I was just wandering downtown in Delray with my camera Friday night and thought I'd try to find some shots for the challenge. This is a long exposure with both the light trails of the cars and the curb acting as leading lines to horizon. I used a 3.0 neutral density filter to keep some of the shallow depth of field present. Canon 5d mark II, 24mm, f/2.8, 213 seconds, ISO 250


-Noah Garbarino

Motorola Droid X, 38mm, 1/751sec, f/2.8, ISO 96

- Matt Zarzeka


You see, this is a clock tower at one of our local Uni's. I love the spot that I took the image above all others, as it's the only side that's congested till you get to the top where the negative space blossoms like a rose and all we're left with is the clock face.

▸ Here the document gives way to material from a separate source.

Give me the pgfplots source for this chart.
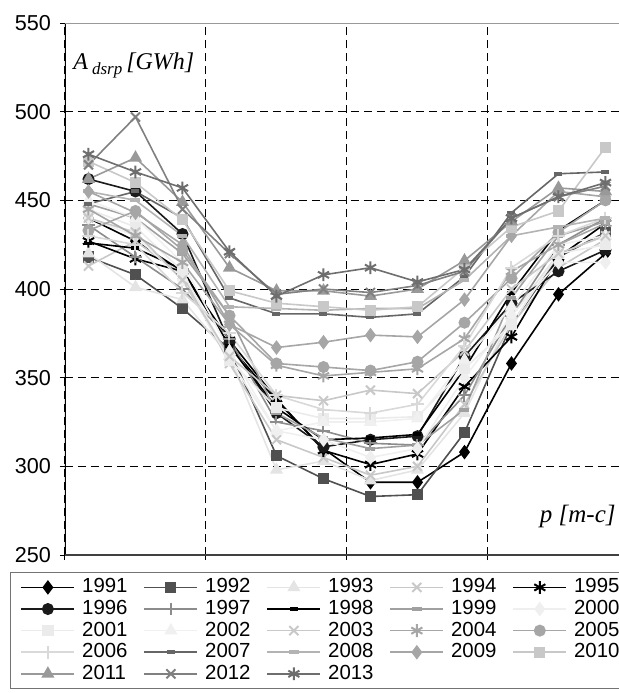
\documentclass[border=0pt]{standalone}
\usepackage{fontspec}
\setmainfont{Liberation Sans}
\newfontfamily\tnr{Liberation Serif}
\usepackage{pgfplots}
\usepackage{pgfplotstable}
\pgfplotsset{compat=1.18}

\pgfplotstableread{
m  a1991 a1992 a1993 a1994 a1995 a1996 a1997 a1998 a1999 a2000 a2001 a2002 a2003 a2004 a2005 a2006 a2007 a2008 a2009 a2010 a2011 a2012 a2013
1  440   418   420   413   427   462   436   426   448   440   445   450   440   445   433   430   448   455   455   472   462   470   476
2  427   408   401   427   417   455   418   423   440   430   435   440   432   430   444   425   455   450   443   460   474   497   466
3  410   389   394   408   410   431   400   411   420   405   410   415   405   415   422   398   440   430   425   439   449   445   457
4  368   366   362   358   371   370   372   368   385   360   360   365   362   380   385   375   395   390   380   399   412   420   421
5  337   306   298   315   338   330   325   333   330   320   333   320   340   357   358   340   386   389   367   392   399   397   396
6  310   293   303   305   309   311   320   315   316   315   327   325   337   351   356   332   386   388   370   390   399   400   408
7  291   283   292   295   301   315   313   316   310   305   327   325   343   353   354   330   384   389   374   388   396   398   412
8  291   284   298   300   307   317   312   318   312   310   328   327   341   355   359   335   386   389   373   390   400   402   404
9  308   319   330   335   345   362   340   355   332   350   355   360   365   372   381   368   407   405   394   412   416   410   411
10 358   380   385   380   373   392   385   398   395   385   380   390   400   410   406   412   443   430   430   435   438   440   440
11 397   418   420   412   418   410   425   433   430   415   420   425   420   425   432   430   465   435   455   444   457   452   452
12 420   432   430   428   437   422   440   450   438   415   425   430   430   437   450   440   466   440   452   480   455   458   460
}\datatable

\definecolor{c1991}{HTML}{000000}
\definecolor{c1992}{HTML}{505050}
\definecolor{c1993}{HTML}{E4E4E4}
\definecolor{c1994}{HTML}{C8C8C8}
\definecolor{c1995}{HTML}{000000}
\definecolor{c1996}{HTML}{1A1A1A}
\definecolor{c1997}{HTML}{8C8C8C}
\definecolor{c1998}{HTML}{000000}
\definecolor{c1999}{HTML}{A0A0A0}
\definecolor{c2000}{HTML}{EFEFEF}
\definecolor{c2001}{HTML}{EBEBEB}
\definecolor{c2002}{HTML}{F0F0F0}
\definecolor{c2003}{HTML}{C8C8C8}
\definecolor{c2004}{HTML}{A6A6A6}
\definecolor{c2005}{HTML}{A6A6A6}
\definecolor{c2006}{HTML}{D9D9D9}
\definecolor{c2007}{HTML}{666666}
\definecolor{c2008}{HTML}{B3B3B3}
\definecolor{c2009}{HTML}{A6A6A6}
\definecolor{c2010}{HTML}{C8C8C8}
\definecolor{c2011}{HTML}{999999}
\definecolor{c2012}{HTML}{808080}
\definecolor{c2013}{HTML}{6E6E6E}

\begin{document}
\begin{tikzpicture}
\begin{axis}[
  at={(0,0)}, anchor=south west,
  scale only axis,
  width=282pt, height=266pt,
  xmin=0.5, xmax=12.5,
  ymin=250, ymax=550,
  xtick={0.5,3.5,6.5,9.5,12.5},
  xticklabels={},
  ytick={250,300,350,400,450,500,550},
  tick align=outside,
  xtick pos=bottom, ytick pos=left,
  major tick length=2.5pt,
  tick style={black, line width=0.5pt},
  grid=major,
  major grid style={black, line width=0.5pt, dash pattern=on 4pt off 2.5pt},
  axis line style={draw=none},
  ticklabel style={font=\fontsize{10.8}{12}\selectfont},
  yticklabel style={xshift=-1pt},
  /pgf/number format/assume math mode=true,
  every axis plot/.append style={line width=0.8pt},
  mark size=2.5pt,
  legend columns=5,
  legend style={
    at={(axis description cs:-0.0975,-0.032)}, anchor=north west,
    draw=black!55, line width=0.6pt,
    inner xsep=5pt, inner ysep=2pt,
    font=\fontsize{10.2}{11}\selectfont,
    nodes={text height=7.6pt, text depth=2.2pt, inner ysep=0.5pt, inner xsep=3.5pt},
    /tikz/every even column/.append style={column sep=4.5pt},
  },
  legend cell align=left,
  legend image code/.code={\draw[mark repeat=2,mark phase=2,#1] plot coordinates {(0pt,0pt) (13.25pt,0pt) (26.5pt,0pt)};},
]
\addplot[c1991, mark=diamond*, mark options={fill=c1991, solid}, mark size=3pt] table[x=m,y=a1991]{\datatable};
\addlegendentry{1991}
\addplot[c1992, mark=square*, mark options={fill=c1992, solid}, mark size=2.4pt] table[x=m,y=a1992]{\datatable};
\addlegendentry{1992}
\addplot[c1993, mark=triangle*, mark options={fill=c1993, solid}, mark size=3pt] table[x=m,y=a1993]{\datatable};
\addlegendentry{1993}
\addplot[c1994, mark=x, mark options={solid, line width=1pt}, mark size=3.2pt] table[x=m,y=a1994]{\datatable};
\addlegendentry{1994}
\addplot[c1995, mark=asterisk, mark options={solid, line width=1pt}, mark size=3.2pt] table[x=m,y=a1995]{\datatable};
\addlegendentry{1995}
\addplot[c1996, mark=*, mark options={fill=c1996, solid}, mark size=2.6pt] table[x=m,y=a1996]{\datatable};
\addlegendentry{1996}
\addplot[c1997, mark=+, mark options={solid, line width=1pt}, mark size=3.2pt] table[x=m,y=a1997]{\datatable};
\addlegendentry{1997}
\addplot[c1998, mark=-, mark options={solid, line width=2pt}, mark size=2pt] table[x=m,y=a1998]{\datatable};
\addlegendentry{1998}
\addplot[c1999, mark=-, mark options={solid, line width=2pt}, mark size=2.5pt] table[x=m,y=a1999]{\datatable};
\addlegendentry{1999}
\addplot[c2000, mark=diamond*, mark options={fill=c2000, solid}, mark size=3pt] table[x=m,y=a2000]{\datatable};
\addlegendentry{2000}
\addplot[c2001, mark=square*, mark options={fill=c2001, solid}, mark size=2.4pt] table[x=m,y=a2001]{\datatable};
\addlegendentry{2001}
\addplot[c2002, mark=triangle*, mark options={fill=c2002, solid}, mark size=3pt] table[x=m,y=a2002]{\datatable};
\addlegendentry{2002}
\addplot[c2003, mark=x, mark options={solid, line width=1pt}, mark size=3.2pt] table[x=m,y=a2003]{\datatable};
\addlegendentry{2003}
\addplot[c2004, mark=asterisk, mark options={solid, line width=1pt}, mark size=3.2pt] table[x=m,y=a2004]{\datatable};
\addlegendentry{2004}
\addplot[c2005, mark=*, mark options={fill=c2005, solid}, mark size=2.6pt] table[x=m,y=a2005]{\datatable};
\addlegendentry{2005}
\addplot[c2006, mark=+, mark options={solid, line width=1pt}, mark size=3.2pt] table[x=m,y=a2006]{\datatable};
\addlegendentry{2006}
\addplot[c2007, mark=-, mark options={solid, line width=2pt}, mark size=2pt] table[x=m,y=a2007]{\datatable};
\addlegendentry{2007}
\addplot[c2008, mark=-, mark options={solid, line width=2pt}, mark size=2.5pt] table[x=m,y=a2008]{\datatable};
\addlegendentry{2008}
\addplot[c2009, mark=diamond*, mark options={fill=c2009, solid}, mark size=3pt] table[x=m,y=a2009]{\datatable};
\addlegendentry{2009}
\addplot[c2010, mark=square*, mark options={fill=c2010, solid}, mark size=2.4pt] table[x=m,y=a2010]{\datatable};
\addlegendentry{2010}
\addplot[c2011, mark=triangle*, mark options={fill=c2011, solid}, mark size=3pt] table[x=m,y=a2011]{\datatable};
\addlegendentry{2011}
\addplot[c2012, mark=x, mark options={solid, line width=1pt}, mark size=3.2pt] table[x=m,y=a2012]{\datatable};
\addlegendentry{2012}
\addplot[c2013, mark=asterisk, mark options={solid, line width=1pt}, mark size=3.2pt] table[x=m,y=a2013]{\datatable};
\addlegendentry{2013}

\draw[black, line width=0.7pt] (rel axis cs:0,0) -- (rel axis cs:0,1);
\draw[black!75, line width=1pt] (rel axis cs:0,0) -- (rel axis cs:1,0);
\draw[black!40, line width=1pt] (rel axis cs:0,1) -- (rel axis cs:1,1);

\node[anchor=west, inner sep=0pt, font=\tnr\itshape\fontsize{12}{14}\selectfont] at (rel axis cs:0.0142,0.921)
  {A\,\raisebox{-0.45ex}{\fontsize{8.5}{10}\selectfont dsrp}\,[GWh]};
\node[anchor=east, inner sep=0pt, font=\tnr\itshape\fontsize{12.5}{14}\selectfont] at (rel axis cs:0.977,0.073)
  {p [m-c]};
\end{axis}
\pgfresetboundingbox
\useasboundingbox (-32.5pt,-69pt) rectangle (277pt,277.5pt);
\end{tikzpicture}
\end{document}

Pretty, serene and pretty serene, it's an amazing structure and bit of landscaping foresight.

I took it with my one and only body I've ever had, bought new a mere 18 months back... You all know where I'm going with this, so yeah it's broken... kind of, and I haven't the money for repairs. the rear LCD doesn't display anything, though you can see the back light come on when it's supposed to and I can see what is supposed to be displayed if I use HDMI or Live View shooting with a laptop, but of course my old MBP has a dead battery. So this was like shooting back in the day, okay well maybe not that bad, hehe. It was a case of focusing, taking a few shots, realigning then importing to the iPad. And why yes, it is an awesome workflow, I'm thrilled I get to do it this way! :P

Rest of equipment:

Tokina 11mm-16mm @ 11mm

ISO of 1250 (with a negative one exposure comp, evidently, lol)
4 sec exp
Shot as close to the ground as my Manfrotto 055CXPRO3, hanging or hinged upside down from my Acratech ball head (so pretty damn close, with the angle I was using!)


And you know the workflow, heh. All things said, I think I've been able to create quite a nice piece given my current lack of usual and familiar tools.